**PROBLEM TO SOLVE**
Below is a listing to write out in full, exactly as given, without its pictures.

**INFORMATION SUPPLIED**
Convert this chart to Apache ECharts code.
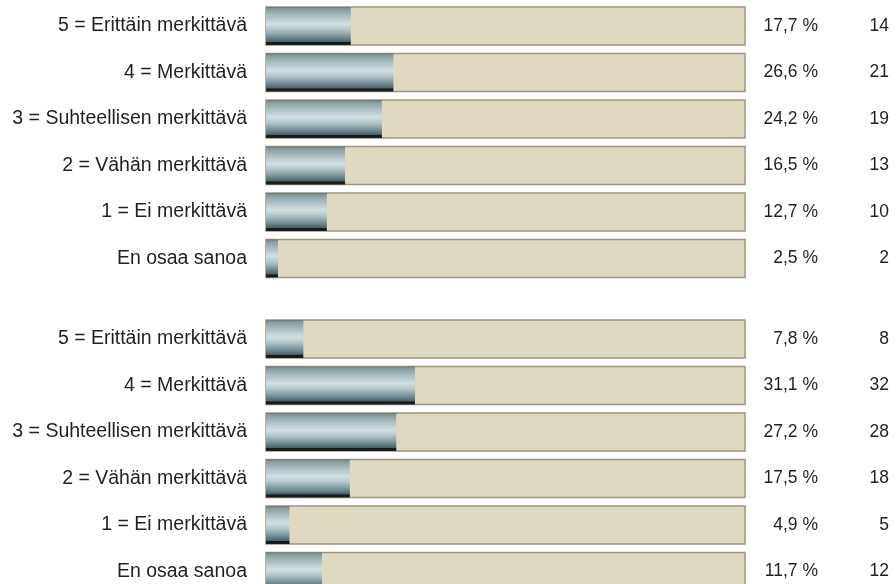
<!DOCTYPE html>
<html>
<head>
<meta charset="utf-8">
<script src="https://cdn.jsdelivr.net/npm/echarts@6/dist/echarts.min.js"></script>
<style>html,body{margin:0;padding:0;background:#fff;overflow:hidden}#c{width:896px;height:600px}</style>
</head>
<body>
<div id="c"></div>
<script>
const categories = ['5 = Erittäin merkittävä','4 = Merkittävä','3 = Suhteellisen merkittävä','2 = Vähän merkittävä','1 = Ei merkittävä','En osaa sanoa'];
const pct1 = [17.7, 26.6, 24.2, 16.5, 12.7, 2.5];
const cnt1 = [14, 21, 19, 13, 10, 2];
const pct2 = [7.8, 31.1, 27.2, 17.5, 4.9, 11.7];
const cnt2 = [8, 32, 28, 18, 5, 12];

const fmt = v => v.toFixed(1).replace('.', ',') + ' %';
const FONT = 'Liberation Sans';
const TXT = '#231f20';
const chart = echarts.init(document.getElementById('c'));

const barGrad = new echarts.graphic.LinearGradient(0, 0, 0, 1, [
  {offset: 0, color: '#6f756c'},
  {offset: 0.05, color: '#84999e'},
  {offset: 0.22, color: '#a8bbbf'},
  {offset: 0.45, color: '#d2dfe2'},
  {offset: 0.6, color: '#b2c4c8'},
  {offset: 0.8, color: '#6f8a91'},
  {offset: 0.91, color: '#4a6067'},
  {offset: 0.93, color: '#121a1a'},
  {offset: 1, color: '#1a1f1c'}
]);

const groups = [[pct1, cnt1], [pct2, cnt2]];
const grids = [], xAxes = [], yAxes = [], series = [];
const tops = [2.75, 315.75];
groups.forEach((g, i) => {
  grids.push({left: 266, width: 479, top: tops[i], height: 279});
  xAxes.push({type: 'value', gridIndex: i, min: 0, max: 100, show: false});
  const base = {type: 'category', gridIndex: i, inverse: true, axisLine: {show: false}, axisTick: {show: false}, splitLine: {show: false}};
  yAxes.push(Object.assign({}, base, {data: categories, position: 'left',
    axisLabel: {margin: 19, color: TXT, fontFamily: FONT, fontSize: 19.5}}));
  yAxes.push(Object.assign({}, base, {data: g[0].map(fmt), position: 'right', offset: 65,
    axisLabel: {margin: 8, align: 'right', color: TXT, fontFamily: FONT, fontSize: 17.5}}));
  yAxes.push(Object.assign({}, base, {data: g[1].map(String), position: 'right', offset: 136,
    axisLabel: {margin: 8, align: 'right', color: TXT, fontFamily: FONT, fontSize: 17.5}}));
  series.push({
    type: 'bar', xAxisIndex: i, yAxisIndex: i * 3, data: g[0], barWidth: 38,
    showBackground: true,
    backgroundStyle: {color: '#e0d9c2', borderColor: '#9d957e', borderWidth: 1.5},
    itemStyle: {color: barGrad},
    silent: true, animation: false
  });
});

chart.setOption({
  animation: false,
  grid: grids, xAxis: xAxes, yAxis: yAxes, series: series
});
</script>
</body>
</html>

**OUTPUT BELOW**
Convert this chart to Apache ECharts code.
<!DOCTYPE html>
<html>
<head>
<meta charset="utf-8">
<script src="https://cdn.jsdelivr.net/npm/echarts@6/dist/echarts.min.js"></script>
<style>html,body{margin:0;padding:0;background:#fff;overflow:hidden}#c{width:896px;height:600px}</style>
</head>
<body>
<div id="c"></div>
<script>
const categories = ['5 = Erittäin merkittävä','4 = Merkittävä','3 = Suhteellisen merkittävä','2 = Vähän merkittävä','1 = Ei merkittävä','En osaa sanoa'];
const pct1 = [17.7, 26.6, 24.2, 16.5, 12.7, 2.5];
const cnt1 = [14, 21, 19, 13, 10, 2];
const pct2 = [7.8, 31.1, 27.2, 17.5, 4.9, 11.7];
const cnt2 = [8, 32, 28, 18, 5, 12];

const fmt = v => v.toFixed(1).replace('.', ',') + ' %';
const FONT = 'Liberation Sans';
const TXT = '#231f20';
const chart = echarts.init(document.getElementById('c'));

const barGrad = new echarts.graphic.LinearGradient(0, 0, 0, 1, [
  {offset: 0, color: '#6f756c'},
  {offset: 0.05, color: '#84999e'},
  {offset: 0.22, color: '#a8bbbf'},
  {offset: 0.45, color: '#d2dfe2'},
  {offset: 0.6, color: '#b2c4c8'},
  {offset: 0.8, color: '#6f8a91'},
  {offset: 0.91, color: '#4a6067'},
  {offset: 0.93, color: '#121a1a'},
  {offset: 1, color: '#1a1f1c'}
]);

const groups = [[pct1, cnt1], [pct2, cnt2]];
const grids = [], xAxes = [], yAxes = [], series = [];
const tops = [2.75, 315.75];
groups.forEach((g, i) => {
  grids.push({left: 266, width: 479, top: tops[i], height: 279});
  xAxes.push({type: 'value', gridIndex: i, min: 0, max: 100, show: false});
  const base = {type: 'category', gridIndex: i, inverse: true, axisLine: {show: false}, axisTick: {show: false}, splitLine: {show: false}};
  yAxes.push(Object.assign({}, base, {data: categories, position: 'left',
    axisLabel: {margin: 19, color: TXT, fontFamily: FONT, fontSize: 19.5}}));
  yAxes.push(Object.assign({}, base, {data: g[0].map(fmt), position: 'right', offset: 65,
    axisLabel: {margin: 8, align: 'right', color: TXT, fontFamily: FONT, fontSize: 17.5}}));
  yAxes.push(Object.assign({}, base, {data: g[1].map(String), position: 'right', offset: 136,
    axisLabel: {margin: 8, align: 'right', color: TXT, fontFamily: FONT, fontSize: 17.5}}));
  series.push({
    type: 'bar', xAxisIndex: i, yAxisIndex: i * 3, data: g[0], barWidth: 38,
    showBackground: true,
    backgroundStyle: {color: '#e0d9c2', borderColor: '#9d957e', borderWidth: 1.5},
    itemStyle: {color: barGrad},
    silent: true, animation: false
  });
});

chart.setOption({
  animation: false,
  grid: grids, xAxis: xAxes, yAxis: yAxes, series: series
});
</script>
</body>
</html>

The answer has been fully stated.